Start with the line that contains "Emit a web page" and end with the line that contains "const startYear = 1997;"; retype those lines and the ones between them exactly, without any pictures.

## Supplied records
>> BEGIN

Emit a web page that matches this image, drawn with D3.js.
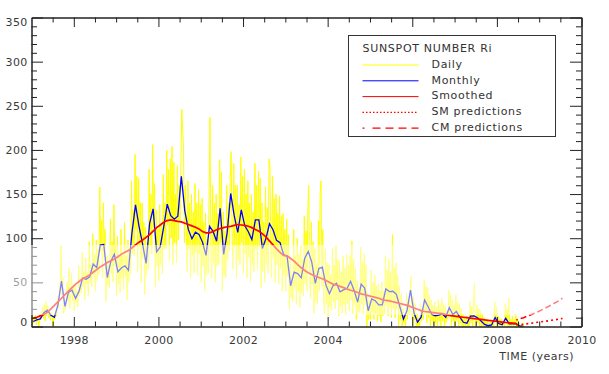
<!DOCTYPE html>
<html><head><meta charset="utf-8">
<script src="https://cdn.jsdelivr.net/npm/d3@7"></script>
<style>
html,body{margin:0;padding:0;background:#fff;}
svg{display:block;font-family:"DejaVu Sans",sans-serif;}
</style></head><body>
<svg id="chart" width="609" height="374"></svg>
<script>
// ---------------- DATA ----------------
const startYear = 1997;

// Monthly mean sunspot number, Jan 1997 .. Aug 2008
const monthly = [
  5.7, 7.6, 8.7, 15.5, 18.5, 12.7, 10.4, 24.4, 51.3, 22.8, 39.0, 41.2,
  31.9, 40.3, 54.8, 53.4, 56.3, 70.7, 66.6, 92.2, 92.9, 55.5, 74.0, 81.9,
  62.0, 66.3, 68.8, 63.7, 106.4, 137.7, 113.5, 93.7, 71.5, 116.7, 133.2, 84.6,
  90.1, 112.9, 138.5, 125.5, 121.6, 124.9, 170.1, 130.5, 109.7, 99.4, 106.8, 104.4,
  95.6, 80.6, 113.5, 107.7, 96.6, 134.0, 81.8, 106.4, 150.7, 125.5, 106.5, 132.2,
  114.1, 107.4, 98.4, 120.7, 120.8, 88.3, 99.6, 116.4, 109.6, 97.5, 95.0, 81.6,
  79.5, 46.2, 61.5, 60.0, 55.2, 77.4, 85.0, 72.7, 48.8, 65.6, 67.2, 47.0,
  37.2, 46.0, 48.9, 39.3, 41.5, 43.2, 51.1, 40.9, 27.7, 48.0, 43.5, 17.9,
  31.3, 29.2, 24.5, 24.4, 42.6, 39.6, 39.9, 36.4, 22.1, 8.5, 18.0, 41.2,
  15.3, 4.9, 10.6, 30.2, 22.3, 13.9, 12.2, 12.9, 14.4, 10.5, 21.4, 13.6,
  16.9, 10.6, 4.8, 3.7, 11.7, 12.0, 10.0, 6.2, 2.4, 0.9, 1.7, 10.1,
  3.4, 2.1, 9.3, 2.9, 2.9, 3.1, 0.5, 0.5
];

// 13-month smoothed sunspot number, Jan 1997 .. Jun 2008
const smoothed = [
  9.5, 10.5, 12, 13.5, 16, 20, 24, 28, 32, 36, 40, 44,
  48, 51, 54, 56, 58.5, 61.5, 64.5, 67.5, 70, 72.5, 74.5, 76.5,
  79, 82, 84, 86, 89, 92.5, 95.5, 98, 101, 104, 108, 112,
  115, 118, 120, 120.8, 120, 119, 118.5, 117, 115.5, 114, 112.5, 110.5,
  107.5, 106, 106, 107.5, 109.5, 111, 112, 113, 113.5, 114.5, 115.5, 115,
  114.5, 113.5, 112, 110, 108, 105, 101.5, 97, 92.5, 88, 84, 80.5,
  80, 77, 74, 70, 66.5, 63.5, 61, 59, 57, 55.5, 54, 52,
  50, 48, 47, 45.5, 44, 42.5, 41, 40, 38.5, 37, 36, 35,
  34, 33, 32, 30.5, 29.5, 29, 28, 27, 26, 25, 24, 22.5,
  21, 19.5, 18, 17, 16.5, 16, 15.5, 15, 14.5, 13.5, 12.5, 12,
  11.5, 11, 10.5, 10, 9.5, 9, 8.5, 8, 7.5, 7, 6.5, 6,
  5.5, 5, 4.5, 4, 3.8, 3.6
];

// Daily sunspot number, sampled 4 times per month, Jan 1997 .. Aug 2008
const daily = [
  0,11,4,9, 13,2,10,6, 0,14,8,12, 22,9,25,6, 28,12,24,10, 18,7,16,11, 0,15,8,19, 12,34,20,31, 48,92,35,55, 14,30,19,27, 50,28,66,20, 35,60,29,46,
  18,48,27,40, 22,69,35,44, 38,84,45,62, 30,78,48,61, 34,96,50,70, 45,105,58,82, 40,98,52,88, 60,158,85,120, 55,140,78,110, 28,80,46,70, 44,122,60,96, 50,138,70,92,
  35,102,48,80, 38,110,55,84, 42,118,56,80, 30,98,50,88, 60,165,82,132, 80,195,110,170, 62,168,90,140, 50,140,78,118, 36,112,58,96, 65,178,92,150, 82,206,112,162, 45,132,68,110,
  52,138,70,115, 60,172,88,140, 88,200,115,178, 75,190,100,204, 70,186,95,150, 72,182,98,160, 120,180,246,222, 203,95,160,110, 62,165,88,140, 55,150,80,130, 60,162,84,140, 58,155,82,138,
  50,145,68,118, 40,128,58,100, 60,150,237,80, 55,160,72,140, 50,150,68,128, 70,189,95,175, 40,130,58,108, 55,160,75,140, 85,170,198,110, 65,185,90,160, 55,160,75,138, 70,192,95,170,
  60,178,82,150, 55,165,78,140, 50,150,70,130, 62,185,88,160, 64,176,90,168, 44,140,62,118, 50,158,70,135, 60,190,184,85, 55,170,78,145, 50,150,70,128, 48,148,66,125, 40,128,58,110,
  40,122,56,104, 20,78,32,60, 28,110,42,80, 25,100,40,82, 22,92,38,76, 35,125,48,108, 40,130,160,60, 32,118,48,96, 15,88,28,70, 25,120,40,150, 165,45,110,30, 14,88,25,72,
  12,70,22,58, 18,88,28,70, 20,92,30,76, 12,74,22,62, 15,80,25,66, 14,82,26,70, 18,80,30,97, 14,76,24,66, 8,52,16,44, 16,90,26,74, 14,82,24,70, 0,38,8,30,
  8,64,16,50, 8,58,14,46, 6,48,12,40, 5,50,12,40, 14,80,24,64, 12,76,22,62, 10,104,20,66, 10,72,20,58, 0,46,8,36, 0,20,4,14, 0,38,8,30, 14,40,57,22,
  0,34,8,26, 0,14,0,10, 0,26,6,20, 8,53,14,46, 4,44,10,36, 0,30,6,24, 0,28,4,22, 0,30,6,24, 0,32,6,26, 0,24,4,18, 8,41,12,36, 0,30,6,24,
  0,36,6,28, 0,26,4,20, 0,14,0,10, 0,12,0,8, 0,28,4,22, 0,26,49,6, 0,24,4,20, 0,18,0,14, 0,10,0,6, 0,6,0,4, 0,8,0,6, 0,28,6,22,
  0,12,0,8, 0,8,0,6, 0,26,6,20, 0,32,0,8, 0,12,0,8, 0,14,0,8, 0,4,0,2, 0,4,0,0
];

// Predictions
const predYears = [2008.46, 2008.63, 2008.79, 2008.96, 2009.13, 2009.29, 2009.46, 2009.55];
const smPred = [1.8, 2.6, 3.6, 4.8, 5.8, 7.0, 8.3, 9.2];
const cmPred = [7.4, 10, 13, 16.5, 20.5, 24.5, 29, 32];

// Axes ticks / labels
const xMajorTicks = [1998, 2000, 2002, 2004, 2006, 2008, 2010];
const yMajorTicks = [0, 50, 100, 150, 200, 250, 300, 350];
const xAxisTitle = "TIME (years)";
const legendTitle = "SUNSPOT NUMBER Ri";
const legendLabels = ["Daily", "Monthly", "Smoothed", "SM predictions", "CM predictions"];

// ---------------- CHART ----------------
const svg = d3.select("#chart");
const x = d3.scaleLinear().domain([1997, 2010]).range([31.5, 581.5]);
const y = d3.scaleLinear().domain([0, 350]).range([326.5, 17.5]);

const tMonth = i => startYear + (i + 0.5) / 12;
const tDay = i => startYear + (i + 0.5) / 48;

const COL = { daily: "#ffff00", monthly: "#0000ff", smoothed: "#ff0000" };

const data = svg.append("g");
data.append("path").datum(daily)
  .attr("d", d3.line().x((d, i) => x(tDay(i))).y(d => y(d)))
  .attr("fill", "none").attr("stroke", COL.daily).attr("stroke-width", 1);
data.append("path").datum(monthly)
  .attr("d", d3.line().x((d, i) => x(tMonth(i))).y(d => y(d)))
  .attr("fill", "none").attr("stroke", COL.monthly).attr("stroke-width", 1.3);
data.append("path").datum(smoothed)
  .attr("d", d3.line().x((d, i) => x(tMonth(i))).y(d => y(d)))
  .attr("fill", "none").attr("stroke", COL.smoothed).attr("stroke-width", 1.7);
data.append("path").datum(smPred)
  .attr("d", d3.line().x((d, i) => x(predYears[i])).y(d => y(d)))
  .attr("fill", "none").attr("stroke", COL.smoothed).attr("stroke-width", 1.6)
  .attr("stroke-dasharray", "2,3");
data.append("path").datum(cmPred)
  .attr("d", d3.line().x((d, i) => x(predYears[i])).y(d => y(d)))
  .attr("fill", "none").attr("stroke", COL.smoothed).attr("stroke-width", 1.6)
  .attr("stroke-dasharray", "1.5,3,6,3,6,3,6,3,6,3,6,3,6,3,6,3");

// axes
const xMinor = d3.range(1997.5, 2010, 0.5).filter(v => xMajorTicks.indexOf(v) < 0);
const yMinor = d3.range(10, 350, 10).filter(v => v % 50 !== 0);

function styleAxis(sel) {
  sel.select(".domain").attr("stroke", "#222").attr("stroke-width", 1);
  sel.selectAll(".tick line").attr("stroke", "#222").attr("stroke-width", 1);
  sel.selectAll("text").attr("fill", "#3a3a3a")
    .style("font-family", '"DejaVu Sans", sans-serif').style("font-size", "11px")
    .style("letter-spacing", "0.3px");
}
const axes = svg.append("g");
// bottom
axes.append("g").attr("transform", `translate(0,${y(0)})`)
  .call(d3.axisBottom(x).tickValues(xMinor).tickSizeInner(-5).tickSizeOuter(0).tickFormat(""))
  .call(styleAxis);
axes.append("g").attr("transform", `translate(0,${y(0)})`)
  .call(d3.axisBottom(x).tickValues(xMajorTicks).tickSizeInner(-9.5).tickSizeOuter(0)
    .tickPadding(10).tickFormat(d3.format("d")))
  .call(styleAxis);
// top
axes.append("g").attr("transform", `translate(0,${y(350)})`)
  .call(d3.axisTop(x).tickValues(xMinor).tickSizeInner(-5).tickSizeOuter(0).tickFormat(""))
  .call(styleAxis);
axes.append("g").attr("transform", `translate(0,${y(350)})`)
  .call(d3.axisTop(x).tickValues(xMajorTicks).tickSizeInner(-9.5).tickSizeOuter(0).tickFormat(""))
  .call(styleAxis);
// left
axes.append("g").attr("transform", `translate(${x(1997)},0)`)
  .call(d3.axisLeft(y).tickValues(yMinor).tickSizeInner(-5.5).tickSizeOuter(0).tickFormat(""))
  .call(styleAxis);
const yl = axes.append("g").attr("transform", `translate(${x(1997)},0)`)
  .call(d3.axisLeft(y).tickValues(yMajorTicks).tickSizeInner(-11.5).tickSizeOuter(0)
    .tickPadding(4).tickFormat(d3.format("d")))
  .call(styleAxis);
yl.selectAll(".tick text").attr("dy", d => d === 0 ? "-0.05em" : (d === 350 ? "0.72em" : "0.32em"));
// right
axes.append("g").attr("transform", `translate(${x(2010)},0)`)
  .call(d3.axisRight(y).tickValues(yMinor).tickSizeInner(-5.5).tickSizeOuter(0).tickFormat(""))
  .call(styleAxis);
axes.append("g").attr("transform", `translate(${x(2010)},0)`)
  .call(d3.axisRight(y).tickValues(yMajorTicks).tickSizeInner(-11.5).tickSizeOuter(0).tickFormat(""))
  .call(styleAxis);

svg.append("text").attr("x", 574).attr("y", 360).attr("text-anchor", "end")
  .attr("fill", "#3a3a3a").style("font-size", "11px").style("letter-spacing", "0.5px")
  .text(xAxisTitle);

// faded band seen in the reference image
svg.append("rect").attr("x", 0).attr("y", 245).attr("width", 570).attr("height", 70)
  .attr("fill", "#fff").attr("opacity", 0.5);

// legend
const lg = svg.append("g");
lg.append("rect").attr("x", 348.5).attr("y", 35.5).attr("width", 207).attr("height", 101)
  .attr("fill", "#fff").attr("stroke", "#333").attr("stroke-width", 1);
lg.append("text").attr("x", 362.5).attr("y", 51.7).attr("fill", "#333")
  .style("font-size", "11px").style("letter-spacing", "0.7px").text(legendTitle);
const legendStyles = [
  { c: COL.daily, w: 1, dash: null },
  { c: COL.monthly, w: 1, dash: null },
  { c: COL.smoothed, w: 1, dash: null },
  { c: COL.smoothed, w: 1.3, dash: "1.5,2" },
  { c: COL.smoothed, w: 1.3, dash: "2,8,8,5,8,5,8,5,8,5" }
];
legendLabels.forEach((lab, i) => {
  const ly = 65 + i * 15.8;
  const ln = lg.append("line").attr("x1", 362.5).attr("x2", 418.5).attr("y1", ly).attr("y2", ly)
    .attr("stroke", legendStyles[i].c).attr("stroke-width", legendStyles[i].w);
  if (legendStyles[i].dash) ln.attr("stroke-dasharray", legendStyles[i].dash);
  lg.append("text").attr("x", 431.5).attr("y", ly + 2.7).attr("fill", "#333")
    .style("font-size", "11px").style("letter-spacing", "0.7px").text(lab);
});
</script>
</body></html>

>> END
>> BEGIN

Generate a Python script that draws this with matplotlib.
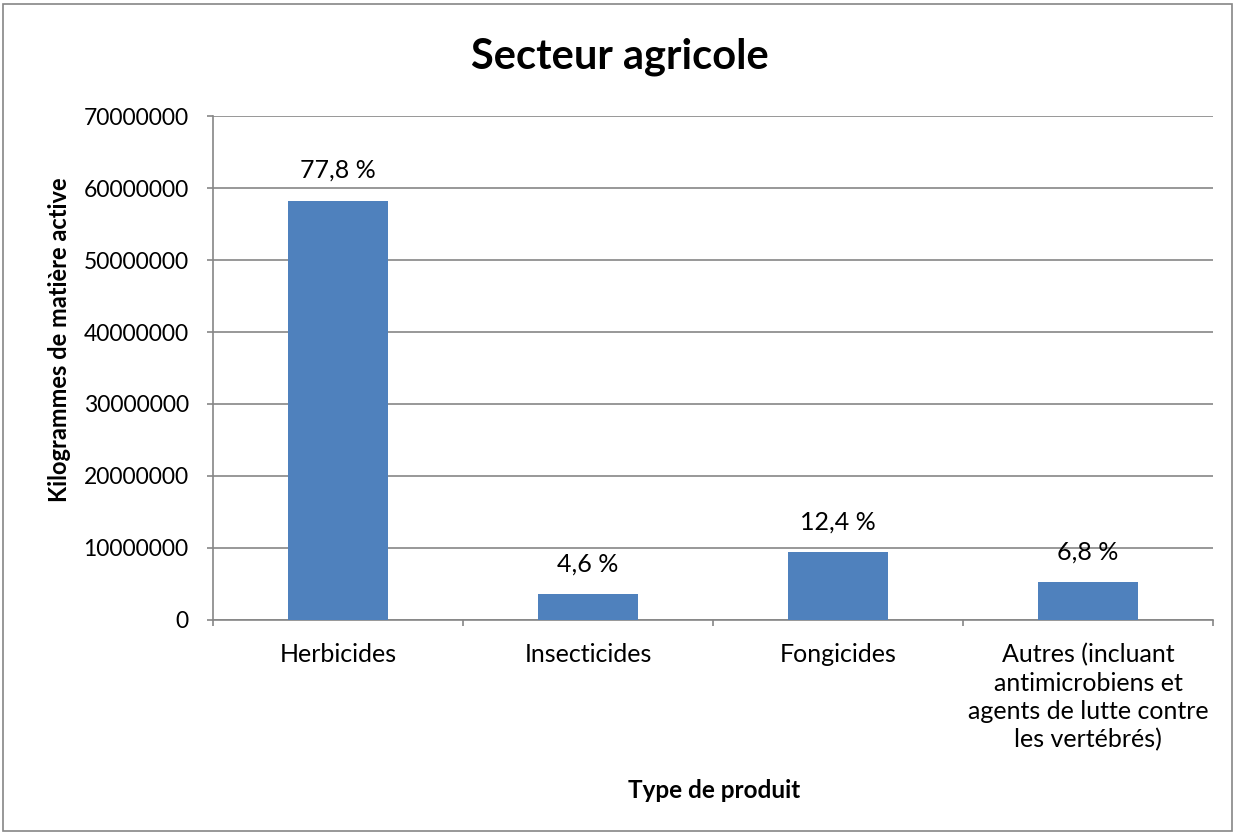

>> END

## Full response
Emit a web page that matches this image, drawn with D3.js.
<!DOCTYPE html>
<html><head><meta charset="utf-8">
<script src="https://cdn.jsdelivr.net/npm/d3@7"></script>
<style>
html,body{margin:0;padding:0;background:#fff;}
svg{display:block;font-family:"DejaVu Sans",sans-serif;}
</style></head><body>
<svg id="chart" width="609" height="374"></svg>
<script>
// ---------------- DATA ----------------
const startYear = 1997;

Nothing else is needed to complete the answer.